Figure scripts
>> BEGIN
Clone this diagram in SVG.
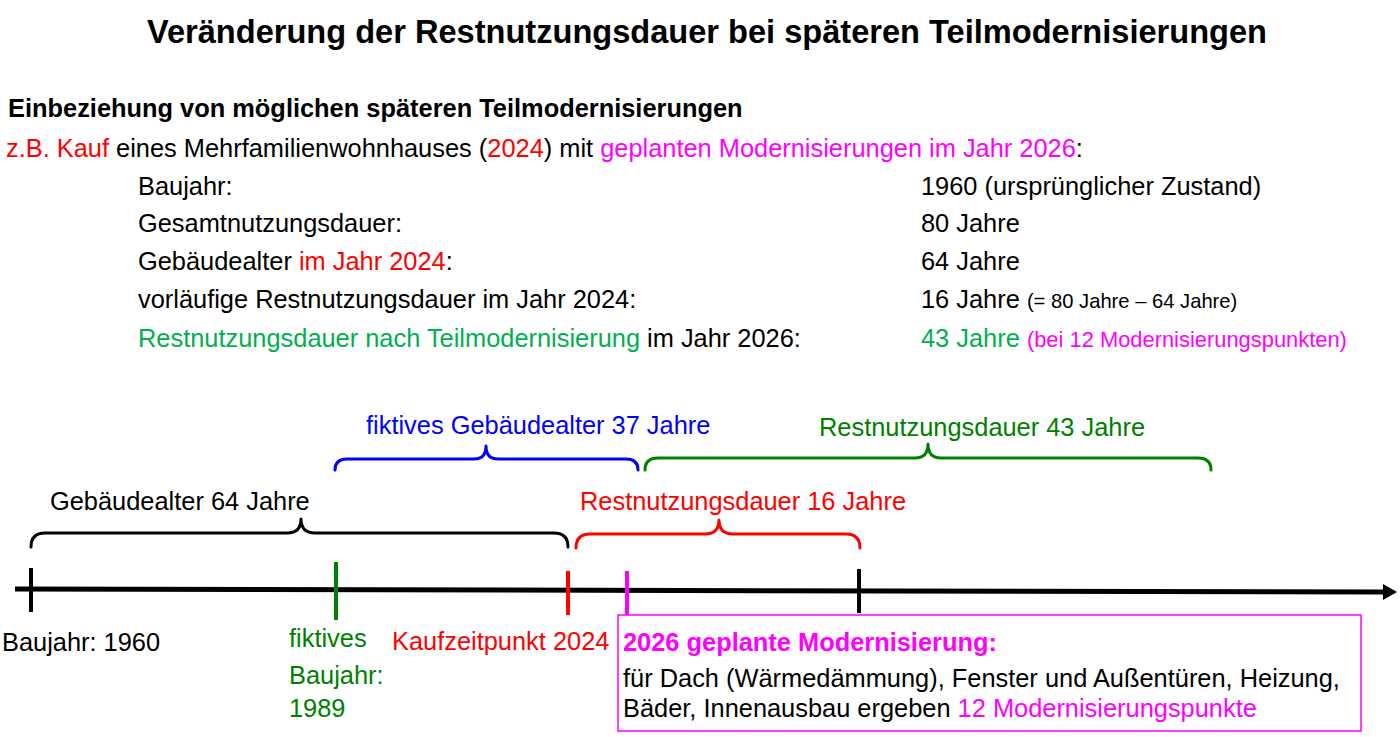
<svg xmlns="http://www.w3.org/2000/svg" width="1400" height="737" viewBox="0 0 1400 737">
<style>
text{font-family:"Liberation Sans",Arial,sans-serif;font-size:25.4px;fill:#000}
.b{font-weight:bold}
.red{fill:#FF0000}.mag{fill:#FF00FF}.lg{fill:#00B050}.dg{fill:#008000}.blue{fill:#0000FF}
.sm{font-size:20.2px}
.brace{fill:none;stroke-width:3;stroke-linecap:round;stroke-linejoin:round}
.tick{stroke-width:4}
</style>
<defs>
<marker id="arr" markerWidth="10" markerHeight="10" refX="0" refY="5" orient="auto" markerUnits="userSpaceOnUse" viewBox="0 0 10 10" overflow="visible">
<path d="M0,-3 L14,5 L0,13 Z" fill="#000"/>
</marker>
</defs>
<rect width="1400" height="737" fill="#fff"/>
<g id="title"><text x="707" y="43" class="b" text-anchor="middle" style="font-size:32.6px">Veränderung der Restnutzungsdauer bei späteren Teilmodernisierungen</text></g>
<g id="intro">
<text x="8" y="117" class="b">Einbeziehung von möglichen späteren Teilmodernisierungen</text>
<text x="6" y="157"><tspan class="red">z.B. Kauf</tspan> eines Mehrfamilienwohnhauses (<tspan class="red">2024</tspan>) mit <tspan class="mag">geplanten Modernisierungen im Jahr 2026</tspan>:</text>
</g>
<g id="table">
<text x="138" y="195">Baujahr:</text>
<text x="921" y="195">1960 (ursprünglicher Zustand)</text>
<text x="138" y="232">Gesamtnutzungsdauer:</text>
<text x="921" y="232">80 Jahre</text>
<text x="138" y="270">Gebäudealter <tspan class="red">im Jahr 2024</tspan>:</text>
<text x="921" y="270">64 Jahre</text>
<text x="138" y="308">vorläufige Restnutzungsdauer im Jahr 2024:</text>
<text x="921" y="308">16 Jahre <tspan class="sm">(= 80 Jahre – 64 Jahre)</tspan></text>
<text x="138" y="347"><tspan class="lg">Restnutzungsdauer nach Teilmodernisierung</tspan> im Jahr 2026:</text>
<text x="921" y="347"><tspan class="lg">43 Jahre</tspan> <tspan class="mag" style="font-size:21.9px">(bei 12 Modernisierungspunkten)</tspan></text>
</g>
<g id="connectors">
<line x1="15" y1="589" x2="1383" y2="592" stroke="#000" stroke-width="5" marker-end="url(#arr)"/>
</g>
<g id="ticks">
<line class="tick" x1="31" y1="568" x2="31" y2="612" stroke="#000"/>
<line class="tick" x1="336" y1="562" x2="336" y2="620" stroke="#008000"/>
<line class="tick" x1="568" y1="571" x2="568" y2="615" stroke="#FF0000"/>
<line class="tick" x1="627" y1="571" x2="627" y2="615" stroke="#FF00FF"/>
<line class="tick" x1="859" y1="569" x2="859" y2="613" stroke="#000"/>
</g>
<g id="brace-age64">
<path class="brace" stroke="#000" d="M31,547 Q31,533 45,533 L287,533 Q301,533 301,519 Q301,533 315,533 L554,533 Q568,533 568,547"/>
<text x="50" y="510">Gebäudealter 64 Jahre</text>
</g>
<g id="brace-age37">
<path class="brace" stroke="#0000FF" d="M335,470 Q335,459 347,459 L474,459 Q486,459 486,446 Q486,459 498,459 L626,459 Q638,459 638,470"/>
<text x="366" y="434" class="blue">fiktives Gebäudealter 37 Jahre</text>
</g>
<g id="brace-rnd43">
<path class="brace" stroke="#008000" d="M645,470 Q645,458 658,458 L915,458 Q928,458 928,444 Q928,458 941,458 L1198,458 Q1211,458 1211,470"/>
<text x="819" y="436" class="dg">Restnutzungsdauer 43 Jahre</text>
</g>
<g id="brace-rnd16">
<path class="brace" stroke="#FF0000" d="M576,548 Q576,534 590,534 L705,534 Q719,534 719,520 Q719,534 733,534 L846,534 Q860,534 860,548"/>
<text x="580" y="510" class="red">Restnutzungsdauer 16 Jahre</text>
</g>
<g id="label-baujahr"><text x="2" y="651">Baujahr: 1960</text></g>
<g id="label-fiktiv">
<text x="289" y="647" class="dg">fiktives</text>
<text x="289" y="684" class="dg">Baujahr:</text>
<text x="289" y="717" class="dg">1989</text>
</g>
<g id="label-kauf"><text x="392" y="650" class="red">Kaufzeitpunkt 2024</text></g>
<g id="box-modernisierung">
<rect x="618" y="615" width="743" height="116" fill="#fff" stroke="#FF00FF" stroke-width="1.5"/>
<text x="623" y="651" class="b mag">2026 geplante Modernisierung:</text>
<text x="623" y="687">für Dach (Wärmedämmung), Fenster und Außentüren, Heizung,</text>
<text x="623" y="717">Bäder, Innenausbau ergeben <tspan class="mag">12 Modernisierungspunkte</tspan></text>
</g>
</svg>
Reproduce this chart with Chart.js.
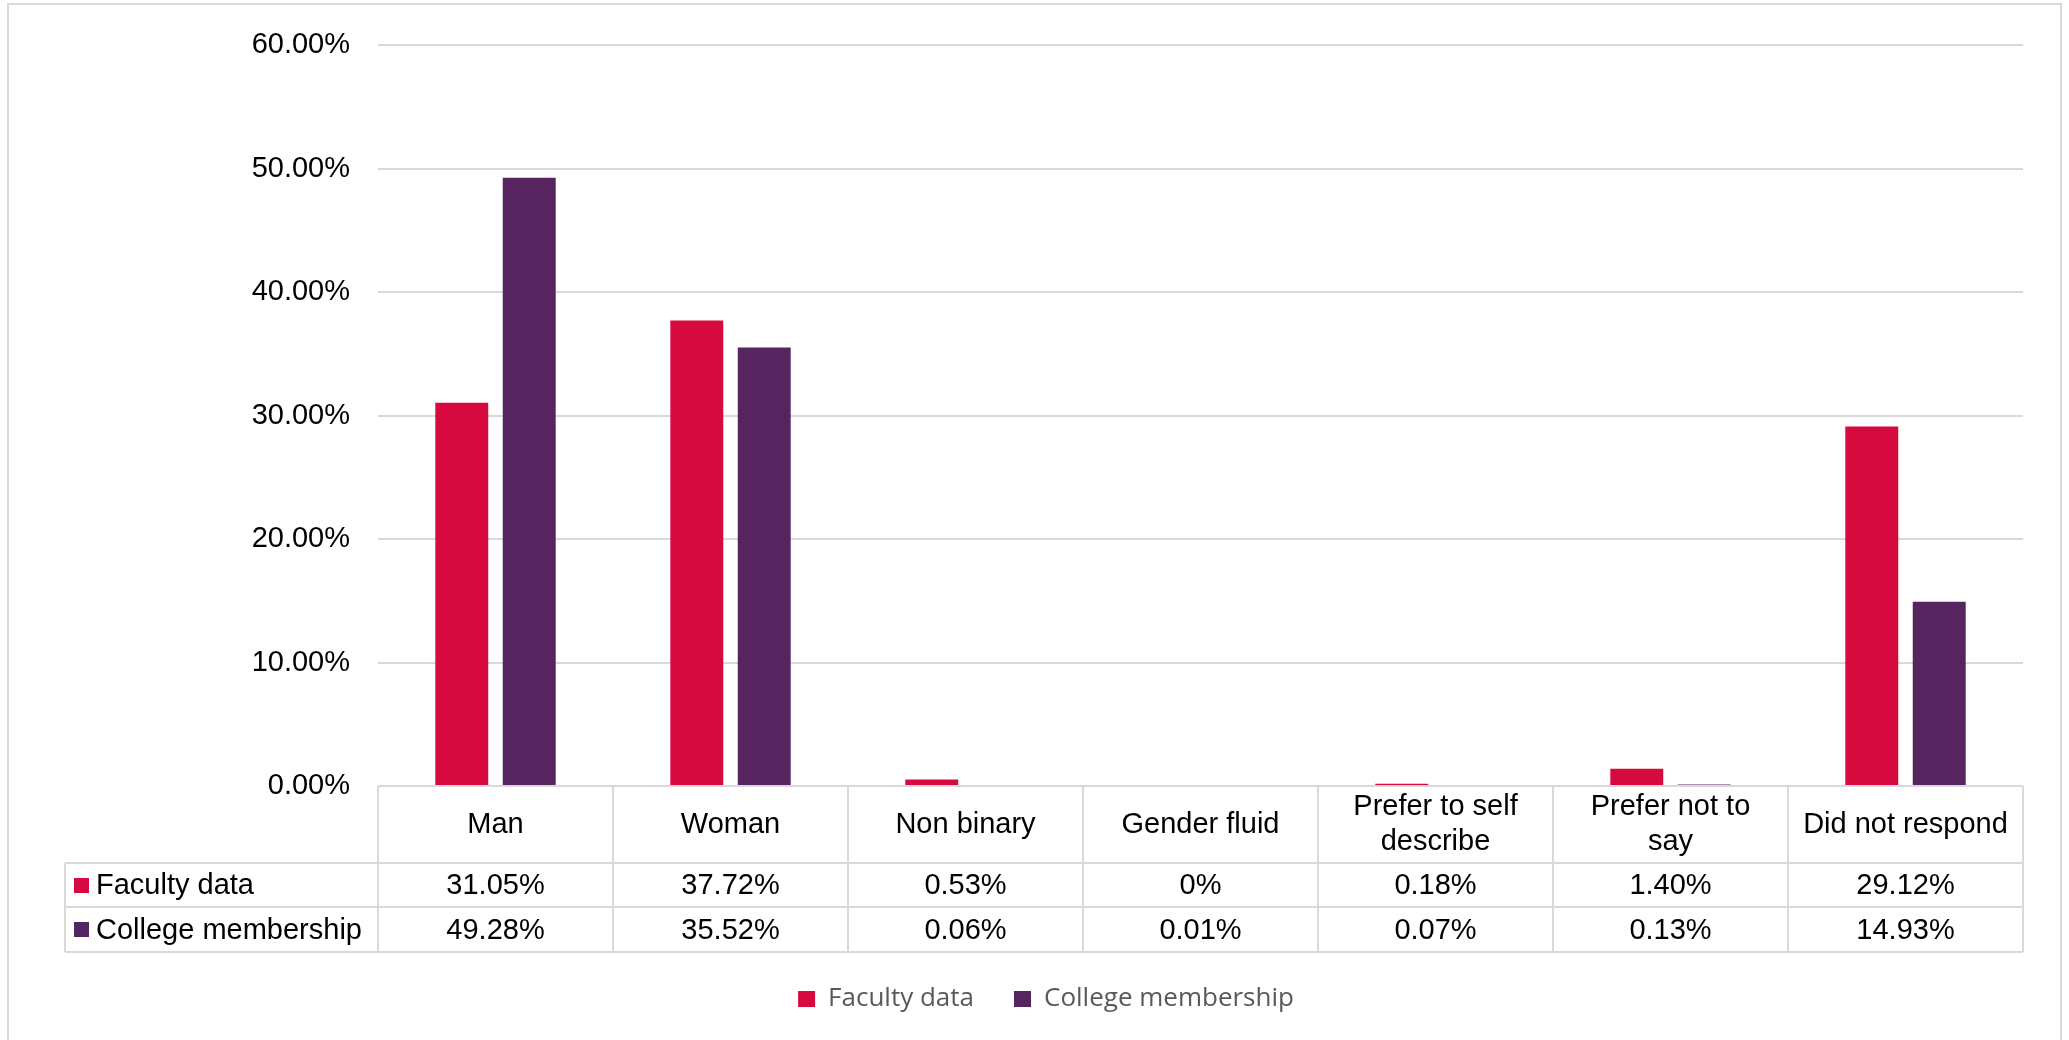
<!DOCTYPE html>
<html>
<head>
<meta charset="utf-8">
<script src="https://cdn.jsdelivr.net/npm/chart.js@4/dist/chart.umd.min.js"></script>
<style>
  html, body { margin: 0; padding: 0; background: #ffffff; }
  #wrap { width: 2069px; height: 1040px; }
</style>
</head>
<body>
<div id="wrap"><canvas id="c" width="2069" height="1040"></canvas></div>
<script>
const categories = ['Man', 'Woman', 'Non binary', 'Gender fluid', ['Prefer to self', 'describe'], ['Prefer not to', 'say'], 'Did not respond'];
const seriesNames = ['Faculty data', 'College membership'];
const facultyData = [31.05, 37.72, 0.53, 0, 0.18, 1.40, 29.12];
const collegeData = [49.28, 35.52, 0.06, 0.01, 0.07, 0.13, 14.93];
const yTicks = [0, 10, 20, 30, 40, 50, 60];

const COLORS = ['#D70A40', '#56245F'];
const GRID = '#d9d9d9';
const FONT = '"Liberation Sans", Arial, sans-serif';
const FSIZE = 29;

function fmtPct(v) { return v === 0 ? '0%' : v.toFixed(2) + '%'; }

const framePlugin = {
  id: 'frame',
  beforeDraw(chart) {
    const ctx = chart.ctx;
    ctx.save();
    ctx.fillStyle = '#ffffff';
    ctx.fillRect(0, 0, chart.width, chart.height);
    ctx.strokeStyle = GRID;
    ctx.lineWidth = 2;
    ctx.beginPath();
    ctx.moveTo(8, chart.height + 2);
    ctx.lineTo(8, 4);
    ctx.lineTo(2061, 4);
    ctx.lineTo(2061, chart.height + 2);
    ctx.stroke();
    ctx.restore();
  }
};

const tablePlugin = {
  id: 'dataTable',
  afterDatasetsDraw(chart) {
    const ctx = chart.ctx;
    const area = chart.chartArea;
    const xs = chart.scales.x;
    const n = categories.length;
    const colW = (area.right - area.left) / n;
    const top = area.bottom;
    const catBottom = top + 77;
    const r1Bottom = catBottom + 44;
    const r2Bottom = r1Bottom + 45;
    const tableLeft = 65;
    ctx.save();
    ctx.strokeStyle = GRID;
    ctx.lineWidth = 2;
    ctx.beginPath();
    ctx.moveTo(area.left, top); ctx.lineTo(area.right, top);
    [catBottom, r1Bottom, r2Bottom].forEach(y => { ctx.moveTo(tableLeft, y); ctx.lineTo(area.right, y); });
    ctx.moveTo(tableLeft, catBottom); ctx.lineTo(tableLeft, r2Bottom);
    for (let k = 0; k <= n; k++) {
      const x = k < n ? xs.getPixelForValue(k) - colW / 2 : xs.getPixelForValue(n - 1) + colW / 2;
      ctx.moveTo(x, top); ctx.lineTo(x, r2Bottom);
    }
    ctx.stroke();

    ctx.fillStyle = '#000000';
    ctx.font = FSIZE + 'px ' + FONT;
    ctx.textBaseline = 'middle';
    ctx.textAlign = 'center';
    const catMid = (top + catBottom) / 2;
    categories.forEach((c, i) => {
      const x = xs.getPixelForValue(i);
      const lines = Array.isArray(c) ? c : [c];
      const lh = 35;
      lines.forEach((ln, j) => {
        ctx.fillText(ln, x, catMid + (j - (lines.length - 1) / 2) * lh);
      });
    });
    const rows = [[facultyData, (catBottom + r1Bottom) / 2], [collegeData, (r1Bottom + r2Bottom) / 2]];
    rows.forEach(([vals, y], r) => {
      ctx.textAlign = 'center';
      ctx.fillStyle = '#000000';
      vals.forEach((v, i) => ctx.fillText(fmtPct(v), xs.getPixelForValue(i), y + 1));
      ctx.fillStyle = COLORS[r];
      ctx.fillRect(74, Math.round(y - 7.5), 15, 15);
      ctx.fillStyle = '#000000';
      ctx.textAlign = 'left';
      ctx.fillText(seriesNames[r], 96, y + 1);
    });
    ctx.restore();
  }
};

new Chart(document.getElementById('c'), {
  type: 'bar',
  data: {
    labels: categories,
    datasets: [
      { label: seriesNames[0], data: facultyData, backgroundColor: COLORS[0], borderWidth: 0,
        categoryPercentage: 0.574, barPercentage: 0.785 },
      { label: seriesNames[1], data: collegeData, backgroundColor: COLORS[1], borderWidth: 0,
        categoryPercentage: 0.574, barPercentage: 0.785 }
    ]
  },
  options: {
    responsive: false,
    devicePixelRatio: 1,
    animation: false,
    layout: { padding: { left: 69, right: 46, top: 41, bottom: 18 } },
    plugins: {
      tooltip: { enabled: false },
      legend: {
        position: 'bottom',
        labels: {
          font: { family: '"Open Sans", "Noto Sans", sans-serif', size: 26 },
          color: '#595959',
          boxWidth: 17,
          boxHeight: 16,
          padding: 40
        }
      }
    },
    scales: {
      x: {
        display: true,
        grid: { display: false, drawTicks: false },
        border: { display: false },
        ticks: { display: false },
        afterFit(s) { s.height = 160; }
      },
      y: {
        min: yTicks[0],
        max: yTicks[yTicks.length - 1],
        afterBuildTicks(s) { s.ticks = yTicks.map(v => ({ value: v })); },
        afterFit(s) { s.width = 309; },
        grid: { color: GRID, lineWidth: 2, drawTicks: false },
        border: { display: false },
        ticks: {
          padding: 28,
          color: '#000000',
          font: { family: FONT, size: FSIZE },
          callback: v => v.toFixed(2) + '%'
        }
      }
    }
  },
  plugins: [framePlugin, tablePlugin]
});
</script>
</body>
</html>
>> END
Aim of the exercise →
Pictures in the material above should be skipped; print exactly the lines from the one with "Reproduce this chart with Chart.js." through the one with "const FSIZE = 29;".

Answer to this exercise →
Reproduce this chart with Chart.js.
<!DOCTYPE html>
<html>
<head>
<meta charset="utf-8">
<script src="https://cdn.jsdelivr.net/npm/chart.js@4/dist/chart.umd.min.js"></script>
<style>
  html, body { margin: 0; padding: 0; background: #ffffff; }
  #wrap { width: 2069px; height: 1040px; }
</style>
</head>
<body>
<div id="wrap"><canvas id="c" width="2069" height="1040"></canvas></div>
<script>
const categories = ['Man', 'Woman', 'Non binary', 'Gender fluid', ['Prefer to self', 'describe'], ['Prefer not to', 'say'], 'Did not respond'];
const seriesNames = ['Faculty data', 'College membership'];
const facultyData = [31.05, 37.72, 0.53, 0, 0.18, 1.40, 29.12];
const collegeData = [49.28, 35.52, 0.06, 0.01, 0.07, 0.13, 14.93];
const yTicks = [0, 10, 20, 30, 40, 50, 60];

const COLORS = ['#D70A40', '#56245F'];
const GRID = '#d9d9d9';
const FONT = '"Liberation Sans", Arial, sans-serif';
const FSIZE = 29;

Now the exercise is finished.